When I feel discomfort in life, I might delay it, avoid it, or distract myself while doing the task. But with a cold shower, there’s no scroll, no distraction. You just step in. It’s cold. You stay with it.

This teaches me to stay present. No past, no future. Just now. I bring that presence into work and life. It sharpens focus. It trains me to sit with discomfort without running away from it. 

It reminds me of a story from Four Thousand Weeks, where a monk-aspirant learns to bathe in ice water by focusing on the sensation. I apply that lesson here to not fight discomfort but focus on it. That’s how I can get through.

It becomes a form of meditation. The shock forces presence. There’s no overthinking, no past or future. Just now. That sharp, clear moment of now becomes the start of my day.

This practice reminds me of praemeditatio malorum, a Stoic habit (e.g. from Ryan Holiday) of mentally preparing for discomfort. Cold showers are that, in real life. I don't enjoy them, but I do them anyway. That’s the training.

When you wake up in the morning, tell yourself: The people I deal with today will be meddling, ungrateful, arrogant, dishonest, jealous, and surly.

I start each day with a challenge. My breath deepens. My mind quiets. My body resists, but I do it anyway. I show myself I can handle difficulty. And I move forward from there. My body says “this is hard,” and I learn to say, “I’m doing it anyway.”

3 - A Self-Improvement Ritual

Self-improvement is part of my identity. I even have a tattoo about it.

This habit started from a plumbing issue. I changed it to a choice. That choice turned into a ritual.

Now, I step in with intention. I don’t hesitate. I prove to myself that I accomplish difficult tasks every single day.

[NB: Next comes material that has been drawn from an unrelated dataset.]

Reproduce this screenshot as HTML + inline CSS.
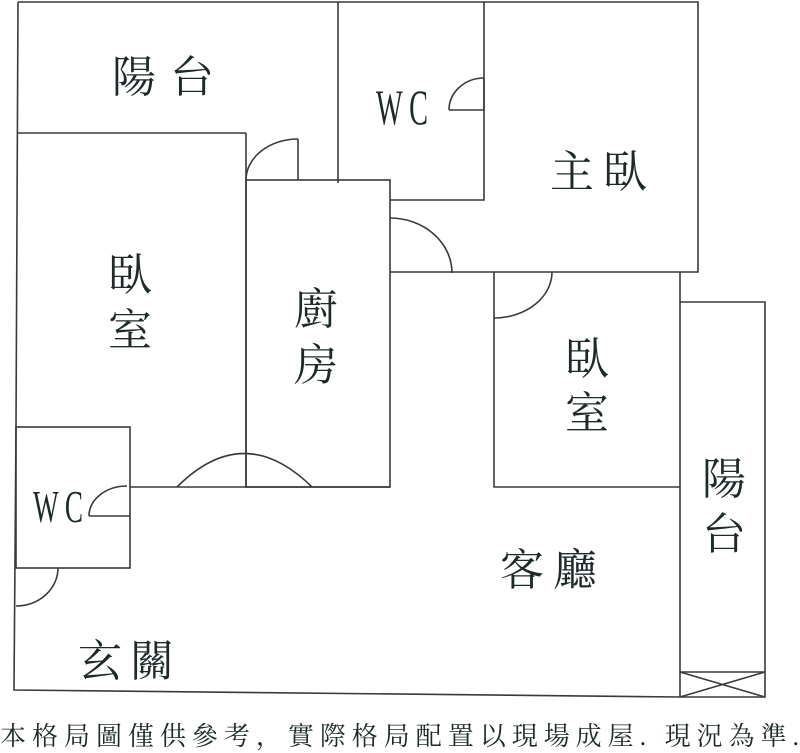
<!DOCTYPE html>
<html><head><meta charset="utf-8"><style>
html,body{margin:0;padding:0;background:#fff;}
svg{display:block;}
.t{font-family:"Liberation Serif","Noto Serif CJK SC",serif;fill:#1e2a2a;}
</style></head><body>
<svg width="800" height="753" viewBox="0 0 800 753" xmlns="http://www.w3.org/2000/svg">
<g fill="none" stroke="#3a3a3a" stroke-width="1.6">
<polyline points="18,2 698,2 698,272 390,272"/>
<polyline points="18,2 16,427 14,690 680,697"/>
<line x1="18" y1="133" x2="246" y2="133"/>
<line x1="246" y1="133" x2="246" y2="487"/>
<rect x="246" y="180" width="144" height="307"/>
<line x1="338" y1="2" x2="338" y2="183"/>
<polyline points="484,2 484,200 390,200"/>
<line x1="298" y1="139" x2="298" y2="180"/>
<path d="M246,180 A52,41 0 0 1 298,139"/>
<polyline points="484,78 484,110 449,110"/>
<path d="M449,110 A35,32 0 0 1 484,78"/>
<path d="M390,218 A62,55 0 0 1 452,273"/>
<polyline points="494,272 494,487 680,487"/>
<path d="M494,318 A58,46 0 0 0 552,272"/>
<line x1="130" y1="487" x2="390" y2="487"/>
<path d="M177,487 Q244,420 312,487"/>
<rect x="16" y="427" width="114" height="141"/>
<line x1="89" y1="516" x2="130" y2="516"/>
<path d="M89,516 A38,30 0 0 1 127,486"/>
<path d="M58,568 A42,38 0 0 1 16,606"/>
<line x1="680" y1="272" x2="680" y2="697"/>
<polyline points="680,302 765,302 765,697 680,697"/>
<line x1="680" y1="672" x2="765" y2="672"/>
<line x1="680" y1="672" x2="765" y2="697"/>
<line x1="680" y1="697" x2="765" y2="672"/>
</g>
<g class="t" font-size="44">
<text x="112" y="92">陽</text><text x="170" y="92">台</text>
<text x="550" y="187">主</text><text x="603" y="187">臥</text>
<text x="108" y="290">臥</text><text x="108" y="345">室</text>
<text x="294" y="324">廚</text><text x="294" y="380">房</text>
<text x="565" y="374">臥</text><text x="565" y="428">室</text>
<text x="702" y="494">陽</text><text x="702" y="549">台</text>
<text x="500" y="585">客</text><text x="553" y="585">廳</text>
<text x="78" y="676">玄</text><text x="130" y="676">關</text>
<text x="376" y="124" textLength="52" lengthAdjust="spacingAndGlyphs" font-size="50">W C</text>
<text x="33" y="522" textLength="50" lengthAdjust="spacingAndGlyphs" font-size="46">W C</text>
</g>
<text class="t" x="0" y="745" font-size="26" textLength="799" lengthAdjust="spacing" fill="#333">本格局圖僅供參考，實際格局配置以現場成屋. 現況為準.</text>
</svg>
</body></html>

I prove to myself that I am someone who does hard things. I am someone who doesn’t back down from discomfort. I am someone who builds resilience. Kind of like affirmations.

A Mindset Shift

Cold showers started because of the way our plumbing worked. But it taught me about expectations. When I expect warm and get cold, I feel thrown off. But when I expect cold and own it, I feel in control. That mindset—"let it be cold"—helps me handle life’s surprises. It’s not easier. But it’s on my terms.

Interestingly, after a few seconds in a cold shower, the water starts to feel hot.

Ultrahuman or Insanity?

Cold showers don’t make me ultrahuman. But they remind me, every single morning, that I don’t need things to be easy to show up fully. I just need to show up.

It’s my daily rehearsal for life’s icy moments.

And when real challenges hit, I’m already used to the cold.